I’m sure there are some, but it must be very rare.

dangermom, I don’t have issues with people who provide their children with a good education themselves.

But what is worse:
when children go to a public school, supported by their parents who extend their education in the afternoons
or when children get educated by their parents who only care about their fundamentalist religion, neglecting their science education, indoctrinating them and separating them from society?

I think if you got rid of the Schulpflicht, you would have far more of the latter than the former. Again, I’m speaking about Germany.

And how do you address the latter without affecting the former?

Okay, I was going to let this thread pass, because I am fully aware that since the relationship between citizen and government in northern europe is very different than it is in the US, the conversation is almost not worth having. It is impossible to prevent people talking past each other because the same words do not mean the same things.

However, this:

Seriously, man, I hope I misunderstood you because, well, the notion that scaremongering over the possibility that Islam is taking over Europe originates in the US, or with religious conservatives is, well. It is to laugh. Certainly there are Americans who have bought into it, but that one is purely home grown.

Obligatory *Buffy *quote: "Homeschooling…It’s not just for scary religious folks anymore!"

Moving thread from IMHO to Great Debates.

In the same way that government officials should be allowed to enter public schools for no particular reason other than that they are assuming that the public school is doing something wrong, yes.

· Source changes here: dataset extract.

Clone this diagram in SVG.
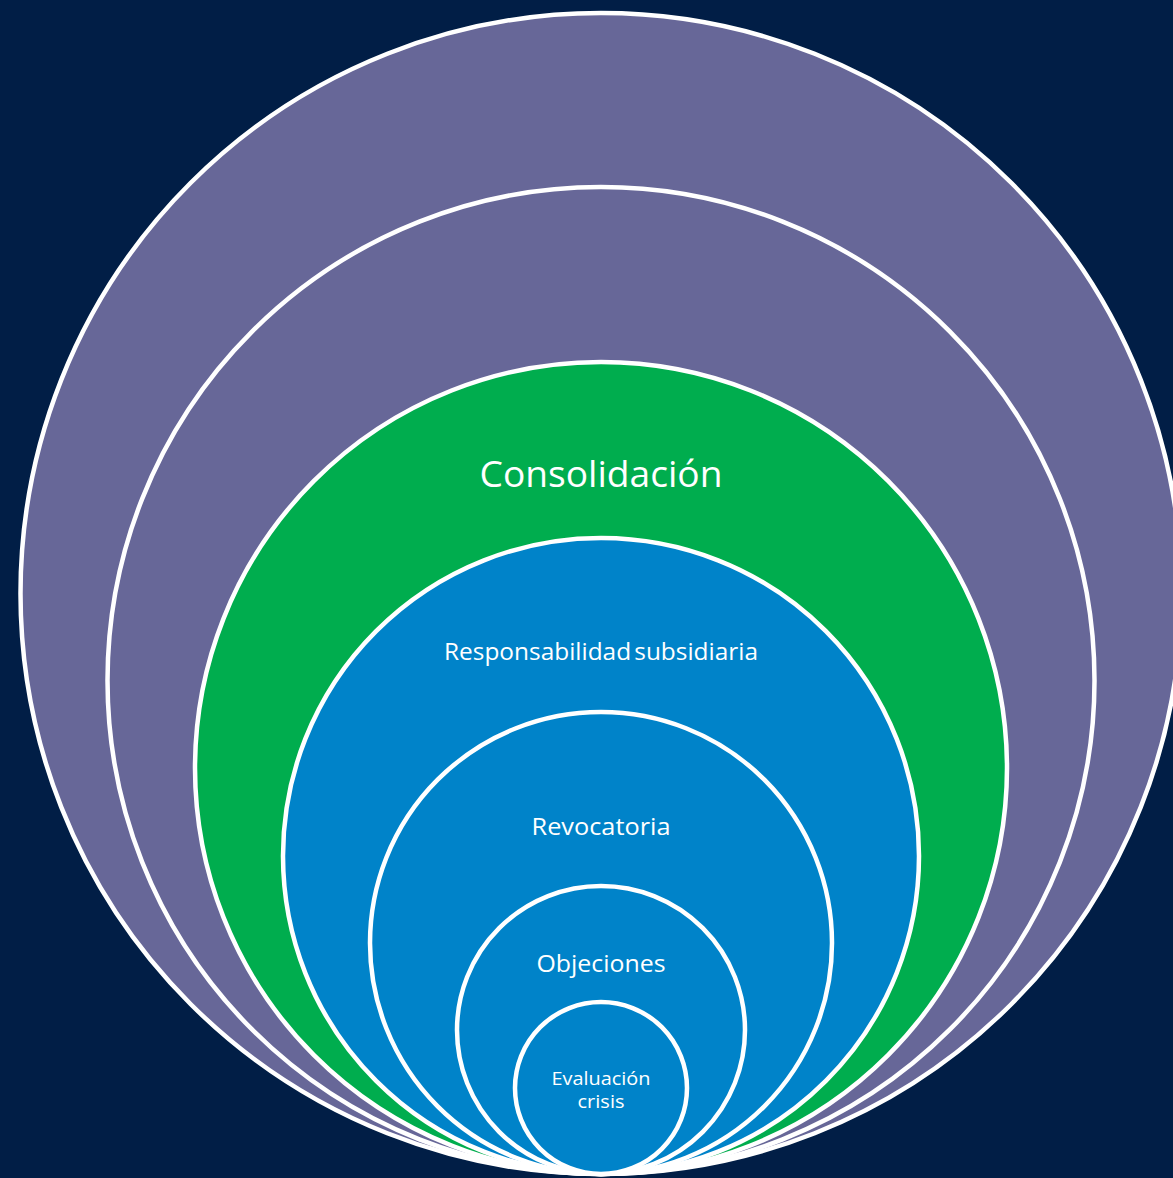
<svg xmlns="http://www.w3.org/2000/svg" width="1173" height="1178" viewBox="0 0 1173 1178">
<style>
.ring{stroke:#ffffff;stroke-width:4.5}
.p{fill:#676798}.g{fill:#00AD4E}.b{fill:#0083C9}
text{font-family:"Open Sans","Liberation Sans",sans-serif;fill:#ffffff;text-anchor:middle}
</style>
<rect width="1173" height="1178" fill="#011E46"/>
<g id="ring1"><circle class="ring p" cx="601" cy="593.5" r="580.5"/></g>
<g id="ring2"><circle class="ring p" cx="601" cy="680.5" r="493.5"/></g>
<g id="ring3"><circle class="ring g" cx="601" cy="768" r="406"/><text x="601" y="487" font-size="36" textLength="243" lengthAdjust="spacingAndGlyphs">Consolidación</text></g>
<g id="ring4"><circle class="ring b" cx="601" cy="856" r="318"/><text x="601" y="660" font-size="23" word-spacing="-3" textLength="314" lengthAdjust="spacingAndGlyphs">Responsabilidad subsidiaria</text></g>
<g id="ring5"><circle class="ring b" cx="601" cy="943" r="231"/><text x="601" y="835" font-size="23" textLength="139" lengthAdjust="spacingAndGlyphs">Revocatoria</text></g>
<g id="ring6"><circle class="ring b" cx="601" cy="1030" r="144"/><text x="601" y="972" font-size="23" textLength="129" lengthAdjust="spacingAndGlyphs">Objeciones</text></g>
<g id="ring7"><circle class="ring b" cx="601" cy="1088" r="86"/><text x="601" y="1085" font-size="18" textLength="99" lengthAdjust="spacingAndGlyphs">Evaluación</text><text x="601" y="1108" font-size="18" textLength="47" lengthAdjust="spacingAndGlyphs">crisis</text></g>
<g id="connectors"/>
</svg>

If you decide to homeschool your child your home is no longer simply a home. It’s also an educational institution. It’s no different* than if you start running a daycare out of your home - it’s now a institution which the government has a legitimate purpose in regulating, as well as being your home.

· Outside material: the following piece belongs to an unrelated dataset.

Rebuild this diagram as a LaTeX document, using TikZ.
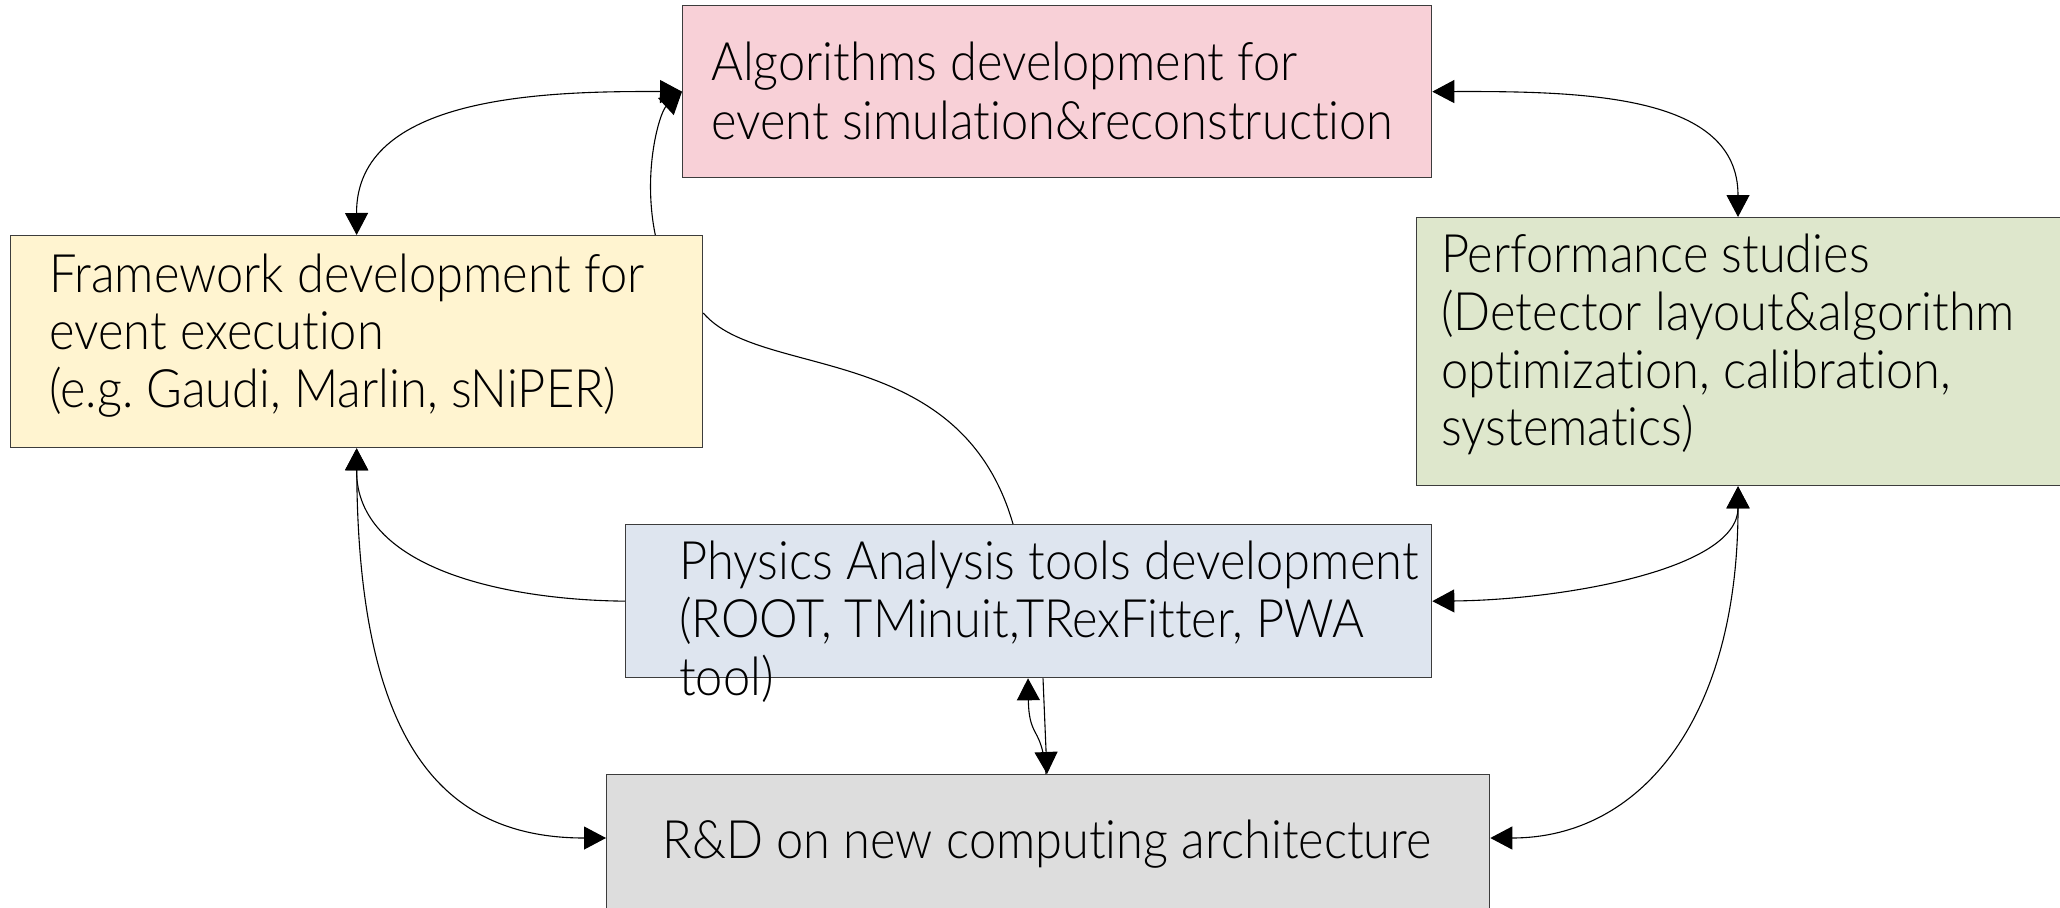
\documentclass[tikz,border=0pt]{standalone}
\usepackage{fontspec}
\setmainfont{Lato}[UprightFont=* Light, FakeStretch=0.92, Ligatures=NoCommon]
\usetikzlibrary{arrows.meta}
\definecolor{cpink}{RGB}{248,208,215}
\definecolor{cyellow}{RGB}{255,244,208}
\definecolor{cgreen}{RGB}{222,231,204}
\definecolor{cblue}{RGB}{222,229,239}
\definecolor{cgray}{RGB}{221,221,221}
\definecolor{cborder}{RGB}{60,60,60}
\tikzset{
  box/.style={draw=cborder, line width=1.3pt, inner sep=0pt, anchor=north west},
  lbl/.style={anchor=base west, inner sep=0pt, font=\fontsize{53}{58}\selectfont\frenchspacing},
  link/.style={line width=1.1pt, draw=black, >={Triangle[length=22pt,width=23pt]}},
}
\begin{document}
\begin{tikzpicture}[x=1pt,y=-1pt]
\useasboundingbox[fill=white] (0,0) rectangle (2060,907);
% boxes
\node[box, fill=cpink, minimum width=749pt, minimum height=172pt] (alg) at (682,5) {};
\node[box, fill=cyellow, minimum width=692pt, minimum height=212pt] (fw) at (10,235) {};
\node[box, fill=cgreen, minimum width=660pt, minimum height=268pt] (perf) at (1416,217) {};
\node[box, fill=cblue, minimum width=806pt, minimum height=153pt] (phys) at (625,524) {};
\node[box, fill=cgray, minimum width=883pt, minimum height=150pt] (rd) at (606,774) {};
% texts
\node[lbl] (t1) at (711,81) {Algorithms development for};
\node[lbl] (t2) at (711,139) {event simulation\&reconstruction};
\node[lbl] (t3) at (49,292) {Framework development for};
\node[lbl] (t4) at (49,349) {event execution};
\node[lbl] (t5) at (49,407) {(e.g. Gaudi, Marlin, sNiPER)};
\node[lbl] (t6) at (1441,272) {Performance studies};
\node[lbl] (t7) at (1441,330) {(Detector layout\&algorithm};
\node[lbl] (t8) at (1441,388) {optimization, calibration,};
\node[lbl] (t9) at (1441,445) {systematics)};
\node[lbl] (t10) at (679,579) {Physics Analysis tools development};
\node[lbl] (t11) at (679,637) {(ROOT, TMinuit,TRexFitter, PWA};
\node[lbl] (t12) at (679,695) {tool)};
\node[lbl, anchor=base] (t13) at (1047,858) {R\&D on new computing architecture};
% anchor points
\coordinate (fwtop) at ([xshift=-48pt]fw.north east);
\coordinate (fwright) at ([yshift=-78pt]fw.north east);
\coordinate (phystop) at ([xshift=388pt]phys.north west);
\coordinate (perftop) at ([xshift=322pt]perf.north west);
\coordinate (perfbot) at ([xshift=322pt]perf.south west);
\coordinate (rdleft) at ([yshift=-64pt]rd.north west);
\coordinate (rdright) at ([yshift=-64pt]rd.north east);
\coordinate (physbotA) at ([xshift=418pt]phys.south west);
\coordinate (physbotB) at ([xshift=403pt]phys.south west);
\coordinate (rdtopA) at ([xshift=441pt]rd.north west);
\coordinate (rdtopB) at ([xshift=440pt]rd.north west);
% connectors
\draw[link,<->] (alg.west) .. controls (543,91) and (356,96) .. (fw.north);
\draw[link,->] (fwtop) .. controls (642,170) and (660,112) .. (alg.west);
\draw[link,<->] (alg.east) .. controls (1590,91) and (1738,96) .. (perftop);
\draw[link] (fwright) .. controls (760,380) and (960,340) .. (phystop);
\draw[link,->] (phys.west) .. controls (504,600) and (356,568) .. (fw.south);
\draw[link,<->] (fw.south) .. controls (358,740) and (440,838) .. (rdleft);
\draw[link,<->] (perfbot) .. controls (1738,570) and (1560,600) .. (phys.east);
\draw[link,<->] (perfbot) .. controls (1738,720) and (1640,838) .. (rdright);
\draw[link,->] (physbotA) -- (rdtopA);
\draw[link,->] (rdtopB) .. controls (1042,725) and (1029,740) .. (physbotB);
\end{tikzpicture}
\end{document}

*Well, it’s a bit different, but the logical basis is the same.

I am generally in favor of homeschooling as a right, but I don’t think much of it in practice. For all the studies showing that homeschooled kids perform better on standardized tests and are more engaged and whatnot, they’re all weird.

I realize that’s a wholly subjective opinion, but I’ve known dozens of home schooled kids (very popular around here) and none of them were particularly well-adjusted.

OK, you have a point. The origin is probably here.
But I’ve certainly come across that opinion more on these boards than in public discourse in Germany, and it’s much more mainstream there than here (especially in the “Western European civilisation is falling” sense). As far as I can tell.

…ducking in for a second…

And heaven forbid that anyone should be weird!!! (As we know, the public schools never produce any weird people.) Our modern society here in the US is certainly just fine, we don’t need anybody different messing things up. Ew.
…and away again. No time for big long post. :stuck_out_tongue:

There are some serious flaws in your reasoning here.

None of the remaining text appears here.